Depending upon the circumstances, and the state in which the work was performed, filing a mechanic or artisan lien against the aircraft may not be an option. It may be too late; too much time may have passed since the mechanic completed the work. The mechanic may no longer have possession of the aircraft. The work may have been performed in a state from which the FAA Registry will not accept a mechanic or artisan lien claim. However, even if a mechanic or artisan lien is not a viable option, the mechanic may yet be able to obtain a lien against the aircraft.
The mechanic would need to sue the aircraft owner and obtain a judgment against both the aircraft owner and the aircraft. Once a judgment is obtained, it can then be filed with the FAA Registry which will create a judgment lien against the aircraft. Unfortunately, this option isn’t as quick as filing a mechanic or artisan lien and it is more expensive. However, similar to a mechanic or artisan lien, a judgment lien will also likely prevent the aircraft from being sold until the mechanic’s claim is resolved. And, once the judgment lien is obtained, the mechanic could foreclose upon the aircraft to try and collect the amount the mechanic is owed.

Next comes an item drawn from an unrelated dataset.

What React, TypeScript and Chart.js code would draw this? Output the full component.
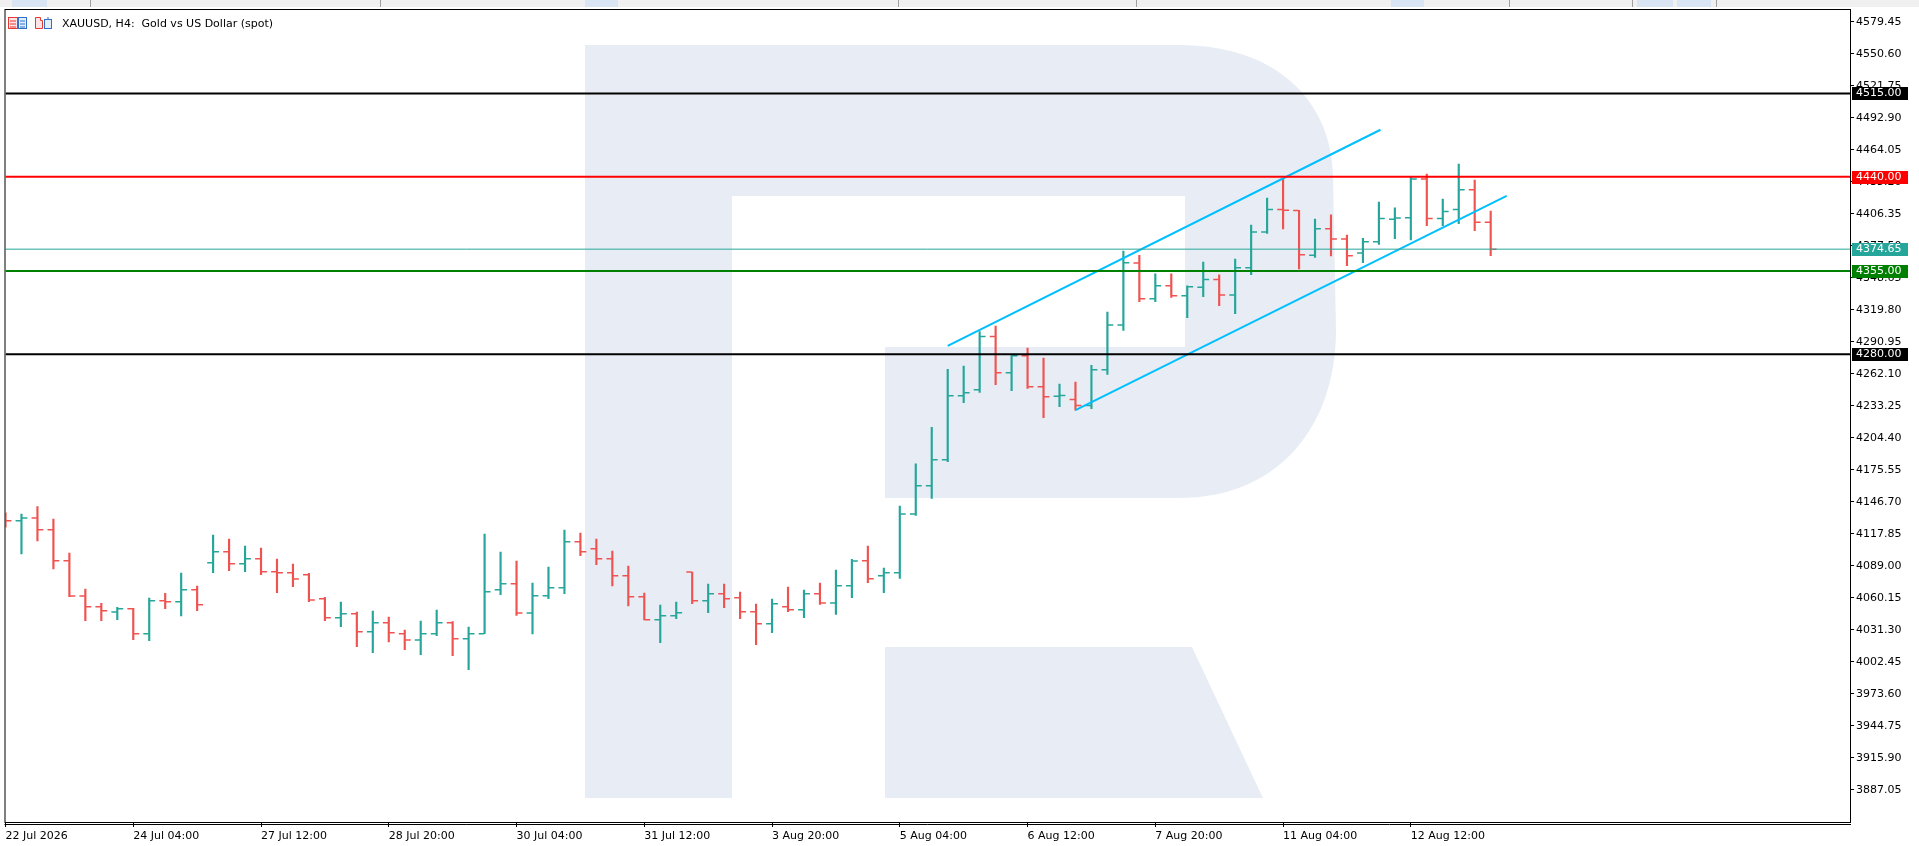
import { useEffect, useRef } from 'react';
import { Chart, registerables } from 'chart.js';

Chart.register(...registerables);

// XAUUSD H4 bars, from 22 Jul 2026 20:00 to 12 Aug 2026
const opens = [
  4133.0, 4129.9, 4132.3, 4121.7, 4093.8, 4061.9, 4052.3, 4047.5, 4050.5, 4028.0,
  4057.7, 4056.8, 4067.6, 4092.0, 4101.9, 4091.1, 4095.6, 4083.9, 4083.0, 4081.2,
  4059.5, 4042.4, 4046.0, 4029.8, 4037.9, 4028.0, 4022.3, 4028.0, 4037.9, 4023.5,
  4028.0, 4067.6, 4073.1, 4046.6, 4062.2, 4069.5, 4110.9, 4104.6, 4095.6, 4080.3,
  4061.3, 4040.6, 4044.2, 4083.6, 4057.7, 4064.0, 4060.4, 4047.8, 4037.0, 4052.3,
  4049.6, 4064.0, 4055.6, 4071.3, 4093.8, 4080.3, 4083.0, 4135.9, 4161.4, 4184.9,
  4242.6, 4248.0, 4295.8, 4263.3, 4278.6, 4250.7, 4242.0, 4239.0, 4233.6, 4266.0,
  4306.3, 4362.2, 4330.0, 4341.7, 4332.7, 4340.2, 4347.2, 4333.3, 4358.0, 4390.1,
  4410.3, 4409.4, 4369.1, 4393.1, 4383.8, 4371.2, 4381.4, 4401.6, 4403.0, 4437.9,
  4402.2, 4410.3, 4428.3, 4398.8,
];
const highs = [
  4137.0, 4135.9, 4142.5, 4131.4, 4100.7, 4068.3, 4055.3, 4051.7, 4050.8, 4060.1,
  4064.3, 4082.7, 4071.0, 4116.9, 4113.3, 4107.0, 4105.2, 4095.3, 4090.8, 4082.4,
  4060.7, 4056.5, 4047.5, 4048.4, 4043.0, 4031.3, 4039.4, 4049.3, 4038.8, 4034.0,
  4117.8, 4101.6, 4093.5, 4073.7, 4088.1, 4121.4, 4118.7, 4113.3, 4102.5, 4089.0,
  4064.6, 4053.8, 4056.5, 4083.6, 4072.8, 4072.8, 4065.5, 4054.7, 4059.2, 4070.1,
  4067.4, 4073.7, 4085.4, 4095.0, 4107.0, 4087.2, 4143.1, 4181.0, 4214.0, 4266.3,
  4269.3, 4300.3, 4305.4, 4278.6, 4285.5, 4276.5, 4253.1, 4254.9, 4269.9, 4318.0,
  4373.0, 4369.1, 4352.3, 4352.3, 4341.7, 4363.1, 4351.4, 4365.8, 4396.4, 4420.8,
  4438.5, 4409.7, 4401.8, 4405.5, 4387.4, 4384.4, 4417.2, 4411.8, 4439.4, 4442.4,
  4419.9, 4451.4, 4437.0, 4409.0,
];
const lows = [
  4124.0, 4099.8, 4111.5, 4086.3, 4061.3, 4039.7, 4039.7, 4040.6, 4022.6, 4021.7,
  4050.5, 4043.9, 4048.7, 4083.0, 4084.8, 4083.9, 4081.2, 4064.9, 4070.4, 4056.8,
  4039.7, 4034.3, 4016.3, 4010.9, 4020.5, 4013.6, 4009.1, 4026.2, 4008.2, 3995.5,
  4028.0, 4063.1, 4044.5, 4027.7, 4059.5, 4064.0, 4098.3, 4090.2, 4071.0, 4052.9,
  4040.3, 4019.9, 4041.5, 4055.0, 4046.9, 4051.4, 4041.5, 4018.1, 4028.9, 4047.8,
  4042.4, 4054.4, 4045.4, 4060.4, 4074.0, 4065.0, 4077.9, 4134.7, 4150.0, 4183.1,
  4236.3, 4245.6, 4252.5, 4247.1, 4249.2, 4222.7, 4232.6, 4229.6, 4230.9, 4261.8,
  4301.5, 4327.3, 4327.3, 4331.2, 4312.9, 4331.8, 4323.7, 4316.5, 4351.6, 4388.9,
  4392.8, 4356.8, 4367.3, 4368.5, 4359.8, 4362.5, 4379.0, 4384.1, 4382.9, 4395.8,
  4395.8, 4397.6, 4391.3, 4368.8,
];
const closes = [
  4129.9, 4132.3, 4121.7, 4093.8, 4061.9, 4052.3, 4048.7, 4050.5, 4028.0, 4057.7,
  4056.8, 4067.6, 4054.1, 4101.9, 4091.1, 4095.6, 4083.9, 4083.0, 4077.3, 4058.3,
  4042.4, 4046.0, 4029.8, 4037.9, 4028.9, 4022.3, 4028.0, 4037.9, 4023.5, 4028.0,
  4065.8, 4073.1, 4046.6, 4062.2, 4069.5, 4110.9, 4101.9, 4095.6, 4080.3, 4061.3,
  4040.6, 4044.2, 4046.9, 4057.7, 4064.0, 4059.5, 4047.8, 4037.0, 4055.0, 4049.6,
  4064.0, 4055.6, 4071.3, 4093.5, 4077.6, 4083.0, 4135.9, 4161.4, 4184.9, 4242.6,
  4245.3, 4295.8, 4263.3, 4278.6, 4250.7, 4241.7, 4242.8, 4233.6, 4266.0, 4306.3,
  4362.5, 4330.0, 4341.7, 4332.7, 4340.8, 4347.2, 4333.3, 4358.0, 4390.1, 4410.3,
  4409.7, 4369.7, 4393.1, 4383.8, 4368.8, 4381.4, 4402.2, 4402.8, 4437.9, 4402.2,
  4408.5, 4428.3, 4398.8, 4374.65,
];

// time axis labels, placed on bar indexes
const xTickBars = [0, 8, 16, 24, 32, 40, 48, 56, 64, 72, 80, 88];
const xTickLabels = [
  '22 Jul 2026', '24 Jul 04:00', '27 Jul 12:00', '28 Jul 20:00', '30 Jul 04:00', '31 Jul 12:00',
  '3 Aug 20:00', '5 Aug 04:00', '6 Aug 12:00', '7 Aug 20:00', '11 Aug 04:00', '12 Aug 12:00',
];

const yTicks = [
  4579.45, 4550.6, 4521.75, 4492.9, 4464.05, 4435.2, 4406.35, 4377.5, 4348.65, 4319.8,
  4290.95, 4262.1, 4233.25, 4204.4, 4175.55, 4146.7, 4117.85, 4089.0, 4060.15, 4031.3,
  4002.45, 3973.6, 3944.75, 3915.9, 3887.05,
];

// horizontal levels
const levelPrices = [4515, 4440, 4374.65, 4355, 4280];
const levelColors = ['#000000', '#ff0000', '#26a69a', '#008000', '#000000'];
const levelWidths = [2, 2, 1, 2, 2];

// ascending channel (bar index, price)
const upperChannelX = [59.0, 86.1];
const upperChannelY = [4287.4, 4482.3];
const lowerChannelX = [67.0, 94.0];
const lowerChannelY = [4229.6, 4422.6];

const UP = '#26a69a';
const DOWN = '#ef5350';
const X_MAX = 115.5;
const Y_MIN = 3858.2;
const Y_MAX = 4591.17;

Chart.defaults.font.family = '"DejaVu Sans", sans-serif';
Chart.defaults.font.size = 11;
Chart.defaults.color = '#000';

const barColors = closes.map((c, i) => (c >= opens[i] ? UP : DOWN));

const framePlugin = {
  id: 'frame',
  afterDraw(chart: any) {
    const { ctx, chartArea: a, scales } = chart;
    ctx.save();
    ctx.strokeStyle = '#000';
    ctx.lineWidth = 1;
    ctx.strokeRect(a.left - 0.5, a.top + 0.5, a.right - a.left + 1, a.bottom - a.top);
    ctx.beginPath();
    ctx.moveTo(a.left - 1, a.bottom + 2.5);
    ctx.lineTo(a.right + 1, a.bottom + 2.5);
    ctx.stroke();

    // price labels on the axis
    ctx.font = '11px "DejaVu Sans"';
    ctx.textBaseline = 'middle';
    ctx.textAlign = 'left';
    levelPrices.forEach((p, i) => {
      const y = scales.y.getPixelForValue(p);
      ctx.fillStyle = levelColors[i];
      ctx.fillRect(a.right + 2, Math.round(y) - 6, 56, 13);
      ctx.fillStyle = '#fff';
      ctx.fillText(p.toFixed(2), a.right + 6, Math.round(y) + 0.5);
    });
    ctx.restore();
  },
};

function Watermark() {
  return (
    <svg width={1919} height={846} style={{ position: 'absolute', left: 0, top: 0 }}>
      <path
        d="M585 45 L1180 45 C1275 45 1331 100 1333 175 L1336 330 C1336 430 1275 498 1180 498 L885 498 L885 347 L1185 347 L1185 196 L732 196 L732 798 L585 798 Z"
        fill="#e8edf5"
      />
      <path d="M885 647 L1192 647 L1263 798 L885 798 Z" fill="#e8edf5" />
    </svg>
  );
}

function TopStrip() {
  const tabs = [[12, 35], [585, 33], [1391, 33], [1637, 36], [1677, 34]];
  const seps = [90, 380, 898, 1136, 1509, 1632, 1716];
  return (
    <div style={{ position: 'absolute', left: 0, top: 0, width: 1919, height: 7, background: '#f0f0f0' }}>
      {tabs.map(([x, w]) => (
        <div key={'t' + x} style={{ position: 'absolute', left: x, top: 0, width: w, height: 7, background: '#dae5f3' }} />
      ))}
      {seps.map((x) => (
        <div key={'s' + x} style={{ position: 'absolute', left: x, top: 0, width: 1, height: 7, background: '#a0a0a0' }} />
      ))}
    </div>
  );
}

function TitleBar() {
  return (
    <>
      <svg width={50} height={16} style={{ position: 'absolute', left: 6, top: 15 }}>
        <rect x={2.5} y={2.5} width={9} height={11} fill="#fde3e3" stroke="#e53935" />
        <line x1={4} y1={6} x2={10} y2={6} stroke="#e53935" />
        <line x1={4} y1={9} x2={10} y2={9} stroke="#e53935" />
        <line x1={4} y1={12} x2={10} y2={12} stroke="#e53935" />
        <rect x={12.5} y={2.5} width={8} height={11} fill="#e3eefc" stroke="#2f6fc9" />
        <line x1={14} y1={6} x2={19} y2={6} stroke="#2f6fc9" />
        <line x1={14} y1={9} x2={19} y2={9} stroke="#2f6fc9" />
        <line x1={14} y1={12} x2={19} y2={12} stroke="#2f6fc9" />
        <path d="M29.5 2.5 L34.5 2.5 L34.5 5.5 L36.5 5.5 L36.5 13.5 L29.5 13.5 Z" fill="#fde3e3" stroke="#e53935" />
        <rect x={38.5} y={4.5} width={7} height={9} fill="#e3eefc" stroke="#2f6fc9" />
        <line x1={42} y1={2} x2={42} y2={4} stroke="#2f6fc9" />
      </svg>
      <div
        style={{
          position: 'absolute',
          left: 62,
          top: 17,
          font: '11px "DejaVu Sans", sans-serif',
          lineHeight: '13px',
          color: '#000',
          whiteSpace: 'pre',
        }}
      >
        {'XAUUSD, H4:  Gold vs US Dollar (spot)'}
      </div>
    </>
  );
}

export default function App() {
  const canvasRef = useRef<HTMLCanvasElement>(null);
  const chartInstance = useRef<Chart | null>(null);

  useEffect(() => {
    if (!canvasRef.current) return;
    if (chartInstance.current) chartInstance.current.destroy();

    const levelSets: any[] = levelPrices.map((p, i) => ({
      type: 'line',
      data: [
        { x: 0, y: p },
        { x: X_MAX, y: p },
      ],
      borderColor: levelColors[i],
      borderWidth: levelWidths[i],
      pointRadius: 0,
    }));

    const channelSets: any[] = [
      [upperChannelX, upperChannelY],
      [lowerChannelX, lowerChannelY],
    ].map(([xs, ys]) => ({
      type: 'line',
      data: xs.map((x, i) => ({ x, y: ys[i] })),
      borderColor: '#00bfff',
      borderWidth: 2,
      pointRadius: 0,
    }));

    chartInstance.current = new Chart(canvasRef.current, {
      type: 'bar',
      data: {
        datasets: [
          ...levelSets,
          ...channelSets,
          {
            type: 'scatter',
            data: opens.map((o, i) => ({ x: i - 0.2, y: o })),
            pointStyle: 'line',
            pointRadius: 2.7,
            pointBorderWidth: 1.5,
            pointBorderColor: barColors,
            pointBackgroundColor: barColors,
          },
          {
            type: 'scatter',
            data: closes.map((c, i) => ({ x: i + 0.2, y: c })),
            pointStyle: 'line',
            pointRadius: 2.7,
            pointBorderWidth: 1.5,
            pointBorderColor: barColors,
            pointBackgroundColor: barColors,
          },
          {
            type: 'bar',
            data: highs.map((h, i) => ({ x: i, y: [lows[i], h] })),
            backgroundColor: barColors,
            borderWidth: 0,
            barThickness: 1.5,
          },
        ] as any,
      },
      options: {
        responsive: false,
        animation: false,
        layout: { padding: { left: 2, top: 9, right: 0, bottom: 0 } },
        plugins: {
          legend: { display: false },
          tooltip: { enabled: false },
        },
        scales: {
          x: {
            type: 'linear',
            min: 0,
            max: X_MAX,
            offset: false,
            grid: {
              display: true,
              offset: false,
              drawOnChartArea: false,
              drawTicks: true,
              tickLength: 5,
              color: '#000',
            },
            border: { display: true, color: '#000' },
            ticks: {
              autoSkip: false,
              maxRotation: 0,
              align: 'start',
              padding: 3,
              color: '#000',
              callback: (v: any) => xTickLabels[xTickBars.indexOf(Number(v))] ?? '',
            },
            afterBuildTicks: (s: any) => {
              s.ticks = xTickBars.map((v) => ({ value: v }));
            },
            afterFit: (s: any) => {
              s.height = 24;
            },
          },
          y: {
            type: 'linear',
            position: 'right',
            min: Y_MIN,
            max: Y_MAX,
            grid: {
              display: true,
              drawOnChartArea: false,
              drawTicks: true,
              tickLength: 4,
              color: '#000',
            },
            border: { display: true, color: '#000' },
            ticks: {
              autoSkip: false,
              padding: 2,
              color: '#000',
              callback: (v: any) => Number(v).toFixed(2),
            },
            afterBuildTicks: (s: any) => {
              s.ticks = yTicks.map((v) => ({ value: v }));
            },
            afterFit: (s: any) => {
              s.width = 69;
            },
          },
        },
      } as any,
      plugins: [framePlugin],
    });

    return () => {
      if (chartInstance.current) {
        chartInstance.current.destroy();
        chartInstance.current = null;
      }
    };
  }, []);

  return (
    <div
      style={{
        position: 'absolute',
        left: 0,
        top: 0,
        width: 1919,
        height: 846,
        background: '#fff',
        overflow: 'hidden',
      }}
    >
      <Watermark />
      <TopStrip />
      <canvas ref={canvasRef} width={1919} height={846} style={{ position: 'absolute', left: 0, top: 0 }} />
      <TitleBar />
    </div>
  );
}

The moral of the story: If you work in a state that allows for filing of aircraft mechanic or artisan liens with the FAA Registry, make sure you know the legal requirements for asserting a lien claim and follow them. If you don’t follow them or if you live in one of the few states from which the FAA Registry will not accept a mechanic or artisan lien claim, a judgment may still allow you to put a lien on an aircraft.